→ **GIVEN INSTRUCTION**
Begin the copy with the line that contains "Recreate this image as a web" and end it with the line that contains "margin.top + ')');". Print these lines exactly and omit all pictures.

··········

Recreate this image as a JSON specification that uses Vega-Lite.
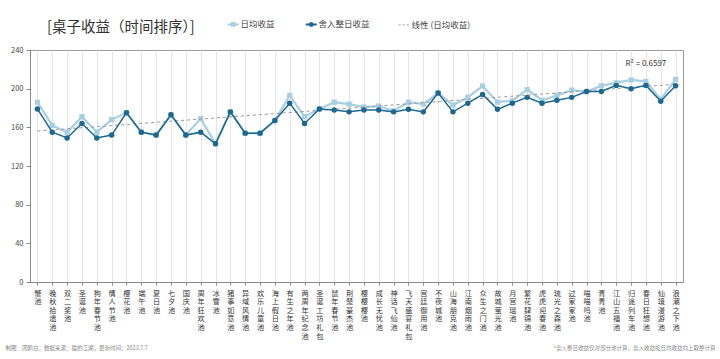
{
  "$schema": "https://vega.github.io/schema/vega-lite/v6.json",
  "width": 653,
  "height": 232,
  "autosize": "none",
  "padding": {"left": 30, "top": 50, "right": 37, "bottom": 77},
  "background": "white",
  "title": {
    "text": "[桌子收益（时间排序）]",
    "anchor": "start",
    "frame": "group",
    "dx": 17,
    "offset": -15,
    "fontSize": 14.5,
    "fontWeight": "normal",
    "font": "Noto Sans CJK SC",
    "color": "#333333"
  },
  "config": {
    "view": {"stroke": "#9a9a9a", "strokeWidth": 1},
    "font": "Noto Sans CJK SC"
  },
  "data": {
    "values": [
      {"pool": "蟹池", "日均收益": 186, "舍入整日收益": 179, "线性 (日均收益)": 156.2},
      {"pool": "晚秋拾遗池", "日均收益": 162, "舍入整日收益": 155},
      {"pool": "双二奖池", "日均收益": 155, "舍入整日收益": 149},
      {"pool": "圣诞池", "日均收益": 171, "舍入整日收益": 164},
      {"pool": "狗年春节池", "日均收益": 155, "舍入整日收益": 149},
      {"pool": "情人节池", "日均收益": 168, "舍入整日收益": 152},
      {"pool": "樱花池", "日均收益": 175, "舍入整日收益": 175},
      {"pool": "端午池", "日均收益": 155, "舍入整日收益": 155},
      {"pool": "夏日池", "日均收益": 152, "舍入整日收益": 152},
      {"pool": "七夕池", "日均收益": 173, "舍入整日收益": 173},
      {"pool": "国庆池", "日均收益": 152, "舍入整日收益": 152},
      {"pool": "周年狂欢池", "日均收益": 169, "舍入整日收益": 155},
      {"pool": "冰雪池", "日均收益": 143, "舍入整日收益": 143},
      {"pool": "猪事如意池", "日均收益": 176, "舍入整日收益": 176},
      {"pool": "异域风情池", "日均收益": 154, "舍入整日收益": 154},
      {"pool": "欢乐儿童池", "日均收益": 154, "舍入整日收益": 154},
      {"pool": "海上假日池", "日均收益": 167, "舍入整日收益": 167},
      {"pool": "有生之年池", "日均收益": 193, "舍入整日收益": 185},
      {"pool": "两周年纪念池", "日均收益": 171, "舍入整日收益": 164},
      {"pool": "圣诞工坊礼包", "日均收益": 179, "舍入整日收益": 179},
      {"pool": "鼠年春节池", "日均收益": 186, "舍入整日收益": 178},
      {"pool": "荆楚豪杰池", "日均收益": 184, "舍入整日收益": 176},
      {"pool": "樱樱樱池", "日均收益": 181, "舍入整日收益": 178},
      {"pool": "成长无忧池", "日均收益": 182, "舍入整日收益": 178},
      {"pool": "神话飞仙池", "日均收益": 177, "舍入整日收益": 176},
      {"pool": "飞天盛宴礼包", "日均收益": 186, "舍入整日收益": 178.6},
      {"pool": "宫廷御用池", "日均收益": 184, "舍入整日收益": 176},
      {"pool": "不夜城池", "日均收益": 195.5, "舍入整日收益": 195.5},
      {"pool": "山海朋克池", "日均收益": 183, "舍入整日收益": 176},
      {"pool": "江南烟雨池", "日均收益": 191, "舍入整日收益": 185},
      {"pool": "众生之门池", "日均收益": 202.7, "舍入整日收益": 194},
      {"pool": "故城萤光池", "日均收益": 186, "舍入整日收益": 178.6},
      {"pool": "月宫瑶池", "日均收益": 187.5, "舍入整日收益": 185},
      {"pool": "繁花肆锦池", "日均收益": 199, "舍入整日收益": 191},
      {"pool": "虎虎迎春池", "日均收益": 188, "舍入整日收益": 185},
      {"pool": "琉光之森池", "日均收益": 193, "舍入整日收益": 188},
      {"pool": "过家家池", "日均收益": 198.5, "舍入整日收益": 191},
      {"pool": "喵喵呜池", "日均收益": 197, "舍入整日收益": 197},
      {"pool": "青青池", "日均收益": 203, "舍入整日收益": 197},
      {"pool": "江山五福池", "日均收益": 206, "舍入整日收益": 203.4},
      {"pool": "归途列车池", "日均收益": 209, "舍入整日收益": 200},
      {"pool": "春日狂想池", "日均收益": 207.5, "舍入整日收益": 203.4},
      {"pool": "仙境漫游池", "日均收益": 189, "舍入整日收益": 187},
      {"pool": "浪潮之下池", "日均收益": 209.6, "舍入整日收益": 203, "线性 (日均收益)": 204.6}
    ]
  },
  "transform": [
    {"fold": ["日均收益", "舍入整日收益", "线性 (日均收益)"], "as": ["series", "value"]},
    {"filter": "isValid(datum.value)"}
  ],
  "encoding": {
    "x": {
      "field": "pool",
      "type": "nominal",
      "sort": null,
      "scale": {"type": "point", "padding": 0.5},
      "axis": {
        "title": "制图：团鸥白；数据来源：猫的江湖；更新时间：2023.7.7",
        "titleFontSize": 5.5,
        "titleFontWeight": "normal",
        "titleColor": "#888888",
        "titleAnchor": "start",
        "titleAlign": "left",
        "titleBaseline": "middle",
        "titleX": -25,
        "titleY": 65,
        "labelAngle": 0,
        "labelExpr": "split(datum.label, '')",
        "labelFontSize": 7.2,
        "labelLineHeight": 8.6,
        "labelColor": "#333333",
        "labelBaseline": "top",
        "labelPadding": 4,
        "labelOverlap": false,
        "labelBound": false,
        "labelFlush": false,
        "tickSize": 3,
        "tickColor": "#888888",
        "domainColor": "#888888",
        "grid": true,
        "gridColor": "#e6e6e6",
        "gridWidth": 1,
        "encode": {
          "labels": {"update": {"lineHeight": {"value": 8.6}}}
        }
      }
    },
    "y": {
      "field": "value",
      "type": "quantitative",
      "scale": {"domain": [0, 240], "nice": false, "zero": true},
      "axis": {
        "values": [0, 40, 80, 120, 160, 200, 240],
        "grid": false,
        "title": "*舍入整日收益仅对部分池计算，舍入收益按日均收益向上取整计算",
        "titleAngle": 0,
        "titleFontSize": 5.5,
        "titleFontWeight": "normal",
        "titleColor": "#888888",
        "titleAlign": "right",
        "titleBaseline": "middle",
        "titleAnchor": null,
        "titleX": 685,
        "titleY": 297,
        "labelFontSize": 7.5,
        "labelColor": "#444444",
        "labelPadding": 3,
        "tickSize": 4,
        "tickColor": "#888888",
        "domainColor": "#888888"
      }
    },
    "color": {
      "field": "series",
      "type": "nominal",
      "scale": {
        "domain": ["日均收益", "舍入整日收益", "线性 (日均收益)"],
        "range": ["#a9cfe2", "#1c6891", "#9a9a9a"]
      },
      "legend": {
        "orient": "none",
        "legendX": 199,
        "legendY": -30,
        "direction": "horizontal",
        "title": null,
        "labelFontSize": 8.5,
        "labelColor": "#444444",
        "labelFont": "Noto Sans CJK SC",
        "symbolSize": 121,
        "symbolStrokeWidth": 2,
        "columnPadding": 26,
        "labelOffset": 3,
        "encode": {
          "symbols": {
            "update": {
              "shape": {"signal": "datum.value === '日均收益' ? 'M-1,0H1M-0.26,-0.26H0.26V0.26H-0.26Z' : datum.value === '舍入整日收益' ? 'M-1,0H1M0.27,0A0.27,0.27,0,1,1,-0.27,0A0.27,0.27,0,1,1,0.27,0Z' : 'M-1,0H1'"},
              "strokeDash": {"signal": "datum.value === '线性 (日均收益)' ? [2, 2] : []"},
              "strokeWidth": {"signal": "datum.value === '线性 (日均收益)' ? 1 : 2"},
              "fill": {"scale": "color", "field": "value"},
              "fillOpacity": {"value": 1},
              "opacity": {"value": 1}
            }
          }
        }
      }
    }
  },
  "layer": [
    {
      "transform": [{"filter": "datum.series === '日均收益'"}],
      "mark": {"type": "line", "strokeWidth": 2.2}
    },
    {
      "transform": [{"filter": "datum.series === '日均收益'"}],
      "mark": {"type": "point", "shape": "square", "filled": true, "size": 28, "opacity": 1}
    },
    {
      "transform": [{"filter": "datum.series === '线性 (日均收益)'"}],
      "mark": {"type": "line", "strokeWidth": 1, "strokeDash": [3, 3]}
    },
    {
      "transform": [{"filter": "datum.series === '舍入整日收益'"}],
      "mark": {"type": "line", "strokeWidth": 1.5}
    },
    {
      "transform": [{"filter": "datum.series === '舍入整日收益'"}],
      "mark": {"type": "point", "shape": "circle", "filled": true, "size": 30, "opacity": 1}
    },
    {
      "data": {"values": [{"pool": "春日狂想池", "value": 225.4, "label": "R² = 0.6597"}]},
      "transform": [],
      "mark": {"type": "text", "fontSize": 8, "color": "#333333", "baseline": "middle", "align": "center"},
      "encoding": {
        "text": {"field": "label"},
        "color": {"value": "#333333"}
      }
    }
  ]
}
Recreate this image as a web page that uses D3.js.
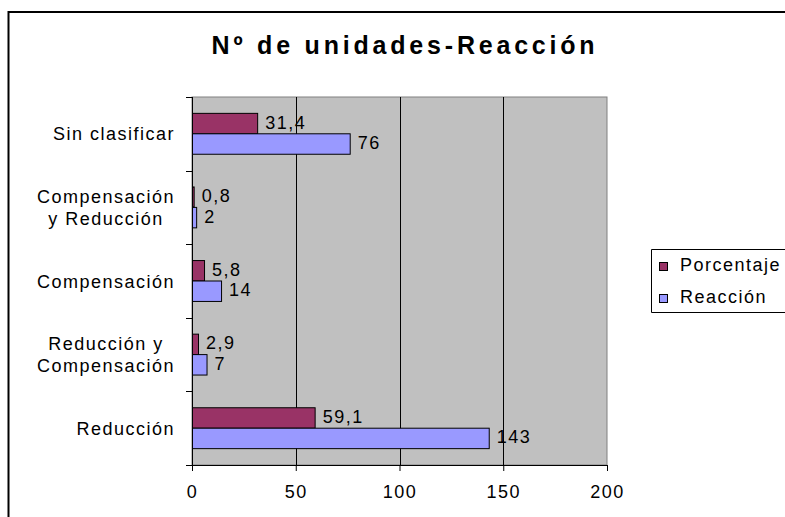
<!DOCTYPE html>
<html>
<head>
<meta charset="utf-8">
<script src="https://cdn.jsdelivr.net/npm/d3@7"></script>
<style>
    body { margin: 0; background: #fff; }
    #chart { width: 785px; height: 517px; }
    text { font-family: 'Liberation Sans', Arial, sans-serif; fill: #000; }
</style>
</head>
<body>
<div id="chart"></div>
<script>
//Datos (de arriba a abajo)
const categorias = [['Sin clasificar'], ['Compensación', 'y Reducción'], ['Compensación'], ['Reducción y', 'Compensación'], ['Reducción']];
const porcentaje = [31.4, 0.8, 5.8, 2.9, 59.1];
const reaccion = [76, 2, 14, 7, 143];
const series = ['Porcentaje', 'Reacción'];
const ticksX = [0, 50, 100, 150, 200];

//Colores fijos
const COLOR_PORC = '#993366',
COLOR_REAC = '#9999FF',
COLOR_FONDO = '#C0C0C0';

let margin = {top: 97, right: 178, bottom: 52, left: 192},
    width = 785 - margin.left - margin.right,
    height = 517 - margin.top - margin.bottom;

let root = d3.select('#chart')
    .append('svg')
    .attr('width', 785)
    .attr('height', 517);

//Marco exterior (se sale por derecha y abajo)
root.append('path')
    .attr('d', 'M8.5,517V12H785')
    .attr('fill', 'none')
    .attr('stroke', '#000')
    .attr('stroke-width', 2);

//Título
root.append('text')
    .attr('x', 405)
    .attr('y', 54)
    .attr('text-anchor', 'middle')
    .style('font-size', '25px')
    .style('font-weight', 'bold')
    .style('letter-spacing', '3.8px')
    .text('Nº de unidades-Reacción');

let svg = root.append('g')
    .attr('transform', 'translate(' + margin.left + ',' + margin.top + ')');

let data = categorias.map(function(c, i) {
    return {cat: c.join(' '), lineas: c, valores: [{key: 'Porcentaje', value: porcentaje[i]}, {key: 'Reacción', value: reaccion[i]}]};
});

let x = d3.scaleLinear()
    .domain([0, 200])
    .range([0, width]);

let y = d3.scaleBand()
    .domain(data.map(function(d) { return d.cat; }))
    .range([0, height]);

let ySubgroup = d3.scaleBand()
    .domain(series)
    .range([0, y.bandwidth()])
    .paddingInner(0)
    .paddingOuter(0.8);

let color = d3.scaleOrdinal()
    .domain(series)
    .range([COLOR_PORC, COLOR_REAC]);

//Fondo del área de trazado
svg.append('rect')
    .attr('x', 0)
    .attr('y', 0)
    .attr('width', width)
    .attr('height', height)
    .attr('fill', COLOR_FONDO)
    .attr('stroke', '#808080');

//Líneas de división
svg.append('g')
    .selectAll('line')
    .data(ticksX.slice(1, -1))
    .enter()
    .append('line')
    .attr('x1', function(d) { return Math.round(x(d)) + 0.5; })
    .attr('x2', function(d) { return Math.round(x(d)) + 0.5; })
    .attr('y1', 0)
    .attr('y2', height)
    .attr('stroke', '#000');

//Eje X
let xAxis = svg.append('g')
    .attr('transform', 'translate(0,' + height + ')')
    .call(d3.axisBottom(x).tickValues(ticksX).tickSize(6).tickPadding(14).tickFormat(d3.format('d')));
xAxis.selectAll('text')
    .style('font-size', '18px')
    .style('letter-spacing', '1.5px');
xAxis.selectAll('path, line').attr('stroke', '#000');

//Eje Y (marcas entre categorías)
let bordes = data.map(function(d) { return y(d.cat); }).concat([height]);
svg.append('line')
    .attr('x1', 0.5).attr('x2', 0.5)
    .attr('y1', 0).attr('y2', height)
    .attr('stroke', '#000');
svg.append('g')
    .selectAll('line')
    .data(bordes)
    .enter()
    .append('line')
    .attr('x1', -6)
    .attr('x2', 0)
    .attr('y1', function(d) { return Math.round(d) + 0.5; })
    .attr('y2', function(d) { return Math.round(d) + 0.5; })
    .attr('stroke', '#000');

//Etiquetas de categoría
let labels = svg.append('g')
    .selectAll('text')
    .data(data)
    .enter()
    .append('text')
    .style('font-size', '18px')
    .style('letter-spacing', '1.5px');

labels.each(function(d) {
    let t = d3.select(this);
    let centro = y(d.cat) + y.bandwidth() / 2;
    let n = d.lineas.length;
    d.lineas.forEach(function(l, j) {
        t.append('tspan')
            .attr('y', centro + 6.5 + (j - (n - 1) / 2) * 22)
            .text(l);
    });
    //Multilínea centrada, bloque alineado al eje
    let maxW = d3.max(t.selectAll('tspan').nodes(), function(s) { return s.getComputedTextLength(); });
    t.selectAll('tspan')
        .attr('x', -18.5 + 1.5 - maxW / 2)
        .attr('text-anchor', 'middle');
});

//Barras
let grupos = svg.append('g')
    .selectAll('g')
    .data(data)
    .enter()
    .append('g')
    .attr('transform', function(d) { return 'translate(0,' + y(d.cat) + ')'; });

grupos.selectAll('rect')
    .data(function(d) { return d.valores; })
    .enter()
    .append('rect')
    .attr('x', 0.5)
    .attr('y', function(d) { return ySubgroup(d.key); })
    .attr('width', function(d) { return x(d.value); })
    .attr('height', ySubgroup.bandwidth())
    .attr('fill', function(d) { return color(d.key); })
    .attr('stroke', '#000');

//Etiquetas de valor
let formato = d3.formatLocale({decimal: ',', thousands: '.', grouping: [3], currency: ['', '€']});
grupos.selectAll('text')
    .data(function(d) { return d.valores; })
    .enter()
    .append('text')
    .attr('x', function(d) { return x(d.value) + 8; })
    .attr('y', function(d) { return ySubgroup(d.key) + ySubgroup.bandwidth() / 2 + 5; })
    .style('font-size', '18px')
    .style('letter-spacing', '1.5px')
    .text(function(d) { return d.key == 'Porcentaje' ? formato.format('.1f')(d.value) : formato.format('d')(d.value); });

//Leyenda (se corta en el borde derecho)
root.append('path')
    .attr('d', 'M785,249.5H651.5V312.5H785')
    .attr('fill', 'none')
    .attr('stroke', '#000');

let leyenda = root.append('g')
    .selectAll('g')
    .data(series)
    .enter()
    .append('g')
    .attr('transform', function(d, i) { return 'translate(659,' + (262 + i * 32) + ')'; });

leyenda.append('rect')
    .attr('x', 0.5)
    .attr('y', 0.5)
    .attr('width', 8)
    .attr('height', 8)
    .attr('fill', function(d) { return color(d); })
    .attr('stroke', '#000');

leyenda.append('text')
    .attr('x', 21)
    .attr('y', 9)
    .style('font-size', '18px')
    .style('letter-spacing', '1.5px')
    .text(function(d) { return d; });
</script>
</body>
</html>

··········

→ **ANSWER IN FULL**
Recreate this image as a web page that uses D3.js.
<!DOCTYPE html>
<html>
<head>
<meta charset="utf-8">
<script src="https://cdn.jsdelivr.net/npm/d3@7"></script>
<style>
    body { margin: 0; background: #fff; }
    #chart { width: 785px; height: 517px; }
    text { font-family: 'Liberation Sans', Arial, sans-serif; fill: #000; }
</style>
</head>
<body>
<div id="chart"></div>
<script>
//Datos (de arriba a abajo)
const categorias = [['Sin clasificar'], ['Compensación', 'y Reducción'], ['Compensación'], ['Reducción y', 'Compensación'], ['Reducción']];
const porcentaje = [31.4, 0.8, 5.8, 2.9, 59.1];
const reaccion = [76, 2, 14, 7, 143];
const series = ['Porcentaje', 'Reacción'];
const ticksX = [0, 50, 100, 150, 200];

//Colores fijos
const COLOR_PORC = '#993366',
COLOR_REAC = '#9999FF',
COLOR_FONDO = '#C0C0C0';

let margin = {top: 97, right: 178, bottom: 52, left: 192},
    width = 785 - margin.left - margin.right,
    height = 517 - margin.top - margin.bottom;

let root = d3.select('#chart')
    .append('svg')
    .attr('width', 785)
    .attr('height', 517);

//Marco exterior (se sale por derecha y abajo)
root.append('path')
    .attr('d', 'M8.5,517V12H785')
    .attr('fill', 'none')
    .attr('stroke', '#000')
    .attr('stroke-width', 2);

//Título
root.append('text')
    .attr('x', 405)
    .attr('y', 54)
    .attr('text-anchor', 'middle')
    .style('font-size', '25px')
    .style('font-weight', 'bold')
    .style('letter-spacing', '3.8px')
    .text('Nº de unidades-Reacción');

let svg = root.append('g')
    .attr('transform', 'translate(' + margin.left + ',' + margin.top + ')');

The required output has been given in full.